Deep learning architectures handle this differently. In our benchmarking study (arXiv:2602.21415), the models that performed best during extreme weather were the ones that ingested raw weather covariates — not just temperature, but humidity, wind speed, solar irradiance, and dew point. These models learn the nonlinear interactions automatically. They do not need a meteorologist to hand-engineer a “cooling degree day” feature. The architecture itself discovers that 90 degrees with 80% humidity produces a different load shape than 90 degrees with 30% humidity.
The ERCOT results illustrate this clearly. Over our evaluation period, Gramm reduced MAPE from 5.1% (the ISO baseline) to 1.62% — a 68.2% reduction. But the improvement was not evenly distributed across all hours.
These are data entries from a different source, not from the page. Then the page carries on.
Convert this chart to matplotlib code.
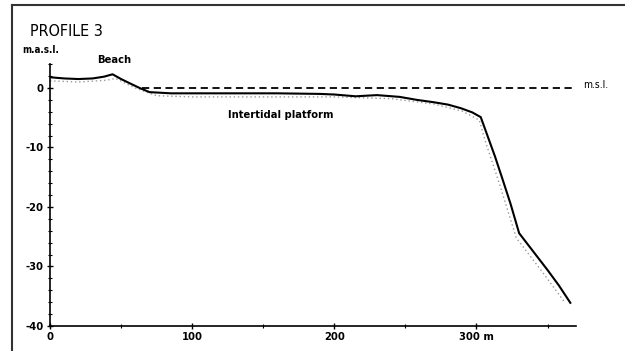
import matplotlib
matplotlib.use('Agg')
import matplotlib.pyplot as plt
from matplotlib.lines import Line2D
from matplotlib.ticker import MultipleLocator

plt.rcParams['font.family'] = ['DejaVu Sans']
plt.rcParams['font.stretch'] = 'condensed'
plt.rcParams['axes.unicode_minus'] = False

# profile (distance m, elevation m.a.s.l.)
dist = [0, 10, 20, 30, 38, 44, 50, 56, 63, 70, 85, 100, 130, 160, 190, 200,
        215, 230, 246, 258, 270, 280, 289, 297, 303, 308, 313, 318, 324, 330,
        340, 350, 358, 366]
elev = [1.8, 1.6, 1.5, 1.6, 1.9, 2.3, 1.5, 0.8, 0.0, -0.7, -0.9, -0.9, -0.9, -0.9,
        -1.0, -1.1, -1.4, -1.2, -1.5, -2.0, -2.4, -2.8, -3.4, -4.1, -4.9, -8.2,
        -11.5, -15.1, -19.5, -24.4, -27.5, -30.6, -33.2, -36.1]

# older survey (dotted grey)
dist2 = [0, 20, 40, 46, 60, 75, 100, 150, 200, 240, 270, 290, 302, 306, 316, 328, 345, 362]
elev2 = [1.2, 1.0, 1.3, 1.6, 0.0, -1.3, -1.5, -1.5, -1.5, -1.8, -2.7, -3.9, -5.4,
         -8.8, -16.0, -25.2, -30.5, -36.0]

msl_x = [65, 370]
msl_y = [0, 0]

xticks = [0, 100, 200, 300]
xticklabels = ['0', '100', '200', '300 m']
yticks = [0, -10, -20, -30, -40]

fig = plt.figure(figsize=(6.25, 3.51), dpi=100)
ax = fig.add_axes([0.08, 0.0712, 0.8416, 0.746])

ax.plot(dist2, elev2, color='#999999', lw=1.0, ls=(0, (1, 2)), zorder=2)
ax.plot(dist, elev, color='black', lw=1.5, zorder=3)
ax.plot(msl_x, msl_y, color='black', lw=1.3, ls=(0, (4, 2.5)), zorder=3)

ax.set_xlim(0, 370)
ax.set_ylim(-40, 4)
ax.spines['top'].set_visible(False)
ax.spines['right'].set_visible(False)
ax.spines['left'].set_linewidth(1.2)
ax.spines['bottom'].set_linewidth(1.2)

ax.set_xticks(xticks)
ax.set_xticklabels(xticklabels)
ax.set_yticks(yticks)
ax.xaxis.set_minor_locator(MultipleLocator(50))
ax.yaxis.set_minor_locator(MultipleLocator(2))
ax.tick_params(which='major', direction='inout', length=5, width=1, labelsize=8, pad=2)
ax.tick_params(which='minor', direction='inout', length=3, width=0.8)
for lab in ax.get_xticklabels() + ax.get_yticklabels():
    lab.set_fontweight('bold')

ax.text(375, 0.5, 'm.s.l.', fontsize=7.5, va='center', ha='left', clip_on=False)
ax.text(33, 3.9, 'Beach', fontsize=8, fontweight='bold', ha='left', va='bottom')
ax.text(125, -4.5, 'Intertidal platform', fontsize=8, fontweight='bold', ha='left', va='center')

fig.text(0.048, 0.889, 'PROFILE 3', fontsize=11.5, ha='left', va='bottom')
fig.text(0.035, 0.843, 'm.a.s.l.', fontsize=7, fontweight='bold', ha='left', va='bottom')

# scanned page frame
fig.add_artist(Line2D([0.019, 0.019], [0.0, 0.986], transform=fig.transFigure, color='#333333', lw=1.5))
fig.add_artist(Line2D([0.019, 1.0], [0.986, 0.986], transform=fig.transFigure, color='#333333', lw=1.5))

fig.savefig('out.png', dpi=100)
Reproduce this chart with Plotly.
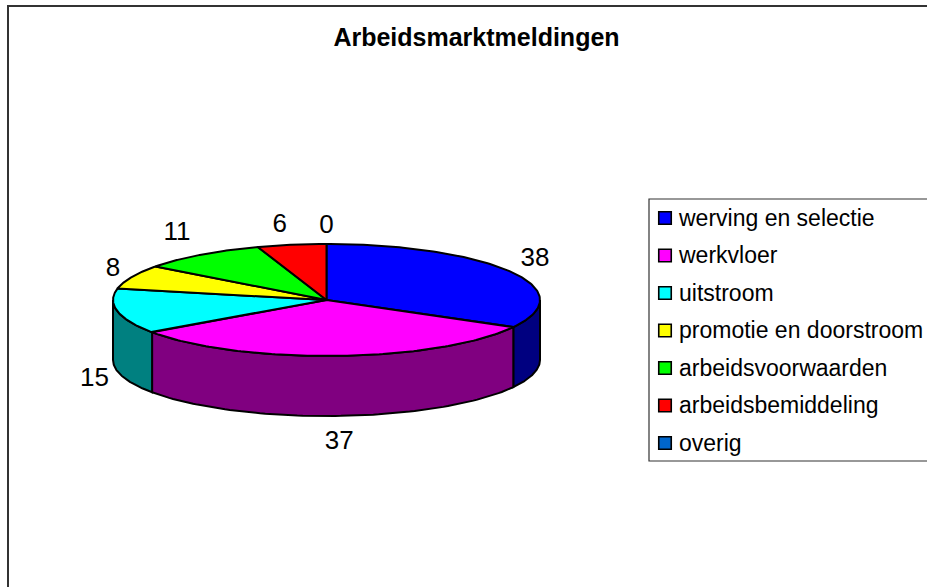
import numpy as np
import plotly.graph_objects as go

categories = ["werving en selectie", "werkvloer", "uitstroom", "promotie en doorstroom",
              "arbeidsvoorwaarden", "arbeidsbemiddeling", "overig"]
values = [38, 37, 15, 8, 11, 6, 0]
top_colors = ["#0000FF", "#FF00FF", "#00FFFF", "#FFFF00", "#00FF00", "#FF0000", "#0066CC"]
wall_colors = ["#000080", "#800080", "#008080", "#808000", "#008000", "#800000", "#003366"]

W, H = 927, 587
CX, CY, RX, RY, DEPTH = 326.5, 300, 213.5, 56, 60
# per-label offsets (pixels) from the rim point at the slice's middle angle
label_nudges = [(24.6, -11.6), (1, 87), (-23, 68), (-19, -7), (-24, -21), (-12, -19), (0, -18)]
LEGEND_ROWS_Y = [218, 255.5, 293, 330.5, 368, 405.5, 443]
LEGEND_TEXT_SHIFT = 2
INK = "#000000"
FRAME = "#333333"
FONT = "Liberation Sans, Arial, sans-serif"


def rim(theta, dy=0.0):
    return CX + RX * np.sin(theta), CY - RY * np.cos(theta) + dy


fig = go.Figure()
cum = np.concatenate([[0], np.cumsum(values)]) / sum(values) * 2 * np.pi

# side walls: only the front half of the cylinder is visible
for i in range(len(values)):
    a = max(cum[i], np.pi / 2)
    b = min(cum[i + 1], 3 * np.pi / 2)
    if b <= a:
        continue
    t = np.linspace(a, b, 80)
    x1, y1 = rim(t)
    x2, y2 = rim(t[::-1], DEPTH)
    fig.add_trace(go.Scatter(
        x=np.concatenate([x1, x2, x1[:1]]), y=np.concatenate([y1, y2, y1[:1]]),
        mode="lines", fill="toself", fillcolor=wall_colors[i],
        line=dict(color=INK, width=2), hoverinfo="skip", showlegend=False))

# top face slices
for i in range(len(values)):
    if values[i] == 0:
        continue
    t = np.linspace(cum[i], cum[i + 1], 120)
    x1, y1 = rim(t)
    fig.add_trace(go.Scatter(
        x=np.concatenate([[CX], x1, [CX]]), y=np.concatenate([[CY], y1, [CY]]),
        mode="lines", fill="toself", fillcolor=top_colors[i],
        line=dict(color=INK, width=2), hoverinfo="skip", showlegend=False))

# data labels
mid = (cum[:-1] + cum[1:]) / 2
lx, ly = rim(mid)
fig.add_trace(go.Scatter(
    x=lx + np.array([n[0] for n in label_nudges]),
    y=ly + np.array([n[1] for n in label_nudges]),
    mode="text", text=[str(v) for v in values],
    textposition="middle center",
    textfont=dict(family=FONT, size=26, color="#000000"),
    hoverinfo="skip", showlegend=False))

# legend entries
fig.add_trace(go.Scatter(
    x=[665] * len(categories), y=LEGEND_ROWS_Y,
    mode="markers", marker=dict(symbol="square", size=12.5, color=top_colors,
                                line=dict(color=INK, width=1.6)),
    hoverinfo="skip", showlegend=False))
fig.add_trace(go.Scatter(
    x=[679] * len(categories), y=[y + LEGEND_TEXT_SHIFT for y in LEGEND_ROWS_Y],
    mode="text", text=categories, textposition="middle right",
    textfont=dict(family=FONT, size=23, color="#000000"),
    hoverinfo="skip", showlegend=False))

fig.update_layout(
    width=W, height=H, autosize=False,
    margin=dict(l=0, r=0, t=0, b=0),
    paper_bgcolor="white", plot_bgcolor="white",
    title=dict(text="<b>Arbeidsmarktmeldingen</b>", x=476.5 / W, y=1 - 37 / H,
               xanchor="center", yanchor="middle",
               font=dict(family=FONT, size=25, color="#000000")),
    xaxis=dict(range=[0, W], visible=False, fixedrange=True),
    yaxis=dict(range=[H, 0], visible=False, fixedrange=True),
    shapes=[
        dict(type="rect", xref="x", yref="y", x0=8, y0=6, x1=W + 50, y1=H + 50,
             line=dict(color=FRAME, width=2), layer="below"),
        dict(type="rect", xref="x", yref="y", x0=649, y0=199, x1=W + 50, y1=461,
             line=dict(color=FRAME, width=1.2), layer="below"),
    ],
)
fig.write_html("out.html", config={"displayModeBar": False},
               post_script="document.body.style.margin='0';document.documentElement.style.overflow='hidden';")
The biggest gains came during extreme weather periods: the summer heat wave hours where baseline errors spiked to 8-12% and Gramm held at 2-3%. During mild shoulder season days, the improvement was modest because the baseline was already decent.
This is the core point: if you evaluate a forecast on average MAPE alone, you miss the distribution of errors. A forecast with 2% average MAPE and 3% tail MAPE is fundamentally more useful than one with 2% average MAPE and 10% tail MAPE, even though the headline number looks similar. The hours when forecasts fail are the hours when getting them right has the highest economic value.
We designed Gramm to optimize for exactly this. The training pipeline overweights extreme weather hours. The weather data ingestion runs at sub-hourly frequency to catch rapid changes. And the accuracy page breaks out performance by condition, not just as a single aggregate number.
Normal-weather forecasting is a solved problem. Extreme-weather forecasting is where the value is, and where deep learning actually earns its complexity budget.